«Sind die Schweine glücklich, ist der Bauer glücklich.»
Ein Derby sei sie gewesen, die Ankunft, erinnert sich Hanspeter «Hampi» Cadonau. Als er 2010 sein Boot mit fünf Wollschweinen belud und damit über den Walensee setzte, kam das nur bedingt gut an. Vor allem eine Sau war so gar nicht einverstanden. Kaum in Quinten angekommen, nahm sie Reissaus, machte kehrt – und Anstalten, ans andere Ufer zurückzuschwimmen. Bauer Cadonau liess sich davon nicht beirren, und das eigensinnige Schwein gewöhnte sich mit der Zeit an seine neue Heimat. Heute hält der gebürtige Bündner oberhalb des nur auf dem Wasserweg erreichbaren 50-Seelen-Dorfs Quinten acht Wollschweine. Und wer die besucht, bekommt unweigerlich das Gefühl, als wolle hier so schnell keine mehr weg.
Der Weg zu Cadonaus schwalbenbäuchigen Mangalitzas, wie die Wollschweine auch heissen, ist ein Abenteuer. Das startet in Murg, am Hafen West, wo uns der Landwirt mit seinem Boot erwartet. «Ziemlich D-Day», sagt er und zeigt auf die polnische Freiluft-Spezialanfertigung. «Man hat mir gesagt, es sei unsinkbar.» Der 47-Jährige lacht, warm eingepackt in seinen schwarzen FC-St.-Pauli-Mantel, den Vereinsschal um den Hals und die Wollstrickmütze in der Stirn. Es ist ein eisigkalter Morgen, das Thermometer zeigt Temperaturen im zweistelligen Minusbereich. Noch liegt Quinten im Schatten, über den Berggipfeln jedoch ist der Himmel stahlblau. Wir tuckern im schaukelnden Kahn über den Walensee.

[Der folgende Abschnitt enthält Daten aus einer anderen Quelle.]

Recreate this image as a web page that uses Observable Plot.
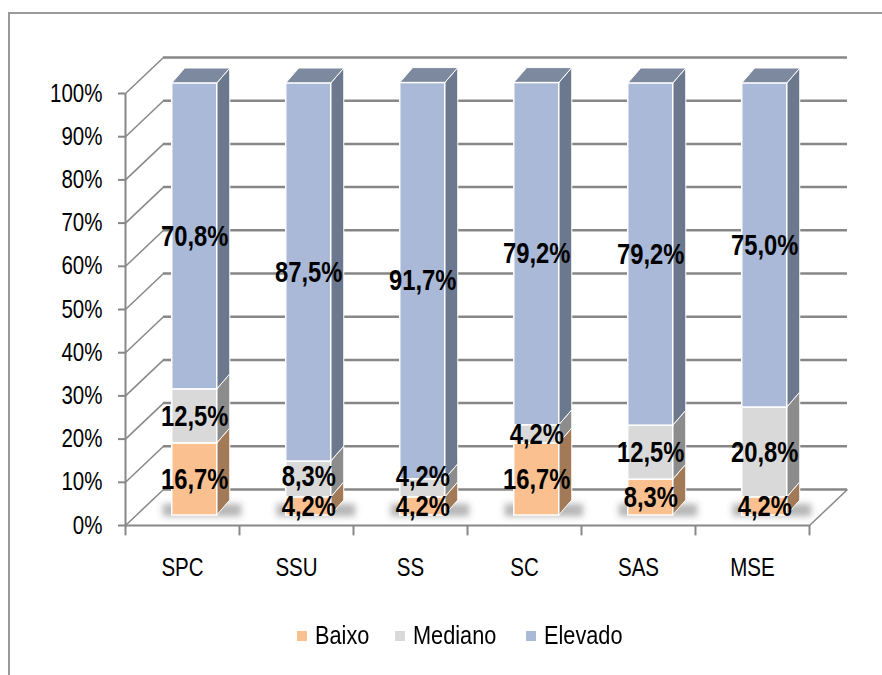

Drüben angekommen, steigen wir um auf Cadonaus «schnittigen Roten», seinen kleinen Traktor, fahren den steilen Hang hinauf, vorbei an den pittoresken Häusern und den Reben, von denen einige ihm gehören. Der Hof liegt auf einer Anhöhe, hier leben ein gutes Dutzend Ziegen und fünf Esel. In der improvisierten Stube wärmt ein kleiner Ofen, dampfen Tee und Atem. Später gehts zu Fuss weiter, noch etwas höher hinauf, zum Unterstand der Wollschweine. Die Mangalitzas von Bauer Cadonau leben in friedvoller Abgeschiedenheit, mit malerischem Ausblick über das Dorf, die Berge und den See. Cadonau blinzelt der Sonne entgegen. «Wirklich schön hier, nicht?» Allerdings, sogar so schön, dass man versucht ist, die Wollschweine zu beneiden – selbst im Wissen darum, dass sie beim Schlachter ihr Leben lassen werden. Die kompakten Viecher stapfen uns durch den frischen Schnee entgegen und begrüssen ihren Meister, der sie mit Karotten lockt und ihnen den kräftigen Nacken krault. «Sind die Schweine glücklich, ist der Bauer glücklich», sagt er. Seine Augen funkeln.
Zum Hof in Quinten kam Cadonau zufällig, so wie ihm vieles in seinem bewegten Leben einfach passierte, weil er es geschehen liess. «Das Erdbeben von Waltensburg» nannten sie ihn in den wilden Jugendjahren im Bündner Heimatdorf. Als junger Mann zog der gelernte Forstwart in die Welt hinaus, auch nach Portugal, wo er sein Glück als Wirt versuchte und lernte, wie man es nicht macht. Er kehrte zurück, brauchte Geld und heuerte am Walensee bei einem Schalungshersteller an. So wurde aus Cadonau der Tunnelbauer, der auf der ganzen Welt an Grossprojekten mitwirkte und sich nach ein paar Jahren selbstständig machte. Heute beschäftigt er in seiner Firma zehn Mitarbeiter und finanziert damit sein Landwirtschaftsprojekt in Quinten, Waltensburg und neuerdings Weesen. Irgendwann, sagt Cadonau, sollen die Schweinezucht und der Weinbau, den er zurzeit fast noch intensiver betreibt, nicht mehr nur Hobby sein, sondern eine eigenständige Einnahmequelle und die Hauptsache in seinem Leben. In diesem Sinne expandiert der passionierte Freigeist fröhlich. Und beschloss soeben, eine weitere alte Tierrasse anzuschaffen. Aus Bayern will er Murnau-Werdenfelser-Rinder importieren.